= Buis hoard =

Treasure hoard found in France

The Buis hoard was a hoard of Merovingian gold coins found in a vegetable patch at Buis (a hamlet in Chissey-en-Morvan) around 1855. There were about 300 to 400 coins in the hoard when local antiquary Anatole de Charmasse saw them in 1873, identified 55 types, took down legends and drew sketches. They have since been dispersed. Most recently, Jean Lafaurie has identified 76 coins from the hoard: 75 Merovingian tremisses and one Arab-Byzantine dīnār from Damascus. Eleven of the coins came from the mint of Chalon-sur-Saône and the latest datable Merovingian issue was struck in the name of Chlothar II at Marseille between 612 and 629. Pierre Le Gentilhomme, who first published the find in 1938, concluded that it was most likely deposited in the 640s, based on the sequence of moneyers from Chalon. It may have been buried in connection with the battle of Autun and the death of Willibad in September 642 or 643, since according to the Chronicle of Fredegar this was followed by much unrest and plundering.

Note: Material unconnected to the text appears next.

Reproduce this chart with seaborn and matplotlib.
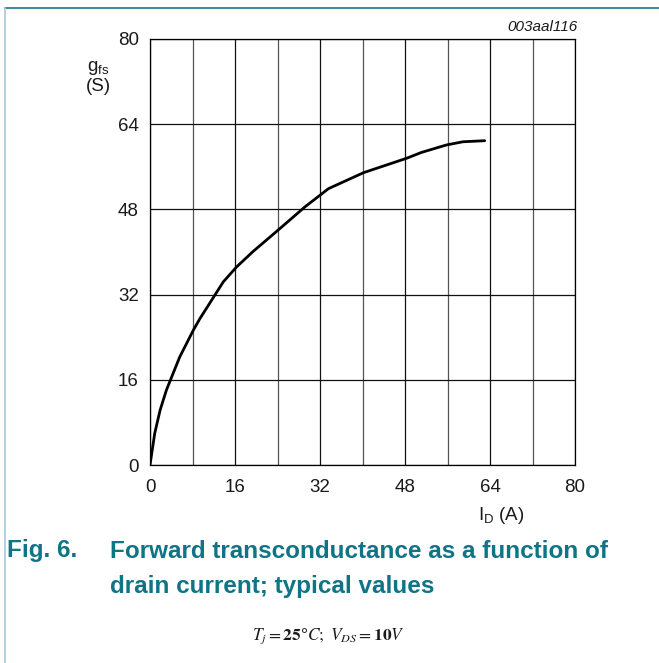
import numpy as np
import matplotlib
matplotlib.use("Agg")
import matplotlib.pyplot as plt
import seaborn as sns
from matplotlib.lines import Line2D

# drain current I_D (A) and forward transconductance g_fs (S)
drain_current = [0, 0.9, 1.9, 3.1, 5.6, 8.2, 9.4, 13.8, 16.3, 19.4, 24.1, 29.2,
                 33.6, 40.2, 48.3, 51.1, 55.8, 58.9, 63.0]
transconductance = [0, 6.0, 10.3, 14.1, 20.3, 25.4, 27.5, 34.4, 37.2, 40.1, 44.1,
                    48.5, 51.9, 54.9, 57.6, 58.7, 60.1, 60.7, 60.9]

x_ticks = [0, 16, 32, 48, 64, 80]
y_ticks = [0, 16, 32, 48, 64, 80]
x_minor = [8, 24, 40, 56, 72]

sns.set_style("white")
plt.rcParams['font.family'] = ['Liberation Sans', 'DejaVu Sans']
plt.rcParams['mathtext.fontset'] = 'stix'

W, H = 659, 663
fig = plt.figure(figsize=(W / 100, H / 100), dpi=100)
ax = fig.add_axes([150 / W, 1 - 465 / H, 425 / W, 426 / H])

sns.lineplot(x=drain_current, y=transconductance, ax=ax, color='black',
             linewidth=2.0, sort=False, estimator=None)

ax.set_xlim(0, 80)
ax.set_ylim(0, 80)
ax.set_xticks(x_ticks)
ax.set_xticks(x_minor, minor=True)
ax.set_yticks(y_ticks)
ax.set_xticklabels([str(v) for v in x_ticks], fontsize=13.5, color='#1a1a1a')
ax.set_yticklabels([str(v) for v in y_ticks], fontsize=13.5, color='#1a1a1a')
ax.tick_params(axis='x', which='both', length=0, pad=10)
ax.tick_params(axis='y', which='both', length=0, pad=8)
ax.grid(True, which='major', color='#111111', linewidth=0.9)
ax.grid(True, which='minor', axis='x', color='#555555', linewidth=0.9)
ax.set_axisbelow(True)
for s in ax.spines.values():
    s.set_color('black')
    s.set_linewidth(0.9)
ax.set_xlabel('')
ax.set_ylabel('')

# axis labels and figure id
fig.text(98 / W, 1 - 77 / H, '$\\mathregular{g_{fs}}$\n(S)', ha='center', va='center',
         fontsize=13.5, color='#1a1a1a', linespacing=1.05)
fig.text(501 / W, 1 - 505 / H, '$\\mathregular{I_D}$ (A)', ha='center', va='top',
         fontsize=13.5, color='#1a1a1a')
fig.text(578 / W, 1 - 27 / H, '003aal116', ha='right', va='center',
         fontsize=11, style='italic', color='#1a1a1a')

# frame lines of the figure box
fig.add_artist(Line2D([5 / W, 1], [1 - 8 / H, 1 - 8 / H], transform=fig.transFigure,
                      color='#15788a', linewidth=1.2))
fig.add_artist(Line2D([5 / W, 5 / W], [0, 1 - 8 / H], transform=fig.transFigure,
                      color='#a5cad8', linewidth=1.2))

teal = '#0f7485'
fig.text(7 / W, 1 - 551 / H, 'Fig. 6.', ha='left', va='center', fontsize=17.5,
         fontweight='bold', color=teal)
fig.text(110 / W, 1 - 551 / H, 'Forward transconductance as a function of',
         ha='left', va='center', fontsize=17.5, fontweight='bold', color=teal)
fig.text(110 / W, 1 - 586 / H, 'drain current; typical values',
         ha='left', va='center', fontsize=17.5, fontweight='bold', color=teal)

fig.text(328 / W, 1 - 636 / H, r'$T_j = \mathbf{25°}C;\ V_{DS} = \mathbf{10}V$',
         ha='center', va='center', fontsize=12.5, color='#1a1a1a')

fig.savefig('out.png', dpi=100)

The Arab-Byzantine dīnār first appeared on the market in 1862. According to Henri Lavoix's catalogue of 1887, it was found with two Merovingian coins. It portrays the emperors Heraclius, Constantine III and Heraclonas on the obverse and bears the shahāda on the reverse. If dated to shortly before 693, when a new coinage was introduced by the Caliph ʿAbd al-Malik ibn Marwān, it is inconsistent with the rest of the Buis hoard. Lafaurie suggested the very early date of 636–641, contemporary with the emperors depicted. Clive Foss suggests that the dīnār, which bears no Christian symbol, is among the issues of the Caliph Muʿāwiya I that were rejected as tribute by the Emperor Constans II in 659. While it was certainly found not far from Buis, Philip Grierson argued that it could not have belonged to the Buis hoard. Michael McCormick also regards it as a stray find. It is today the "only Arab-Byzantine gold coin to have been found outside the Levant".

The tremisses of the hoard are mostly from the kingdom of Burgundy. The representation of mints along the Rhône, Saône and Meuse rivers reflects Buis's place along the trade route connecting the Mediterranean and the Rhine through eastern Francia. If the dīnār can be attached to the hoard, it would show the link of this route with Syria.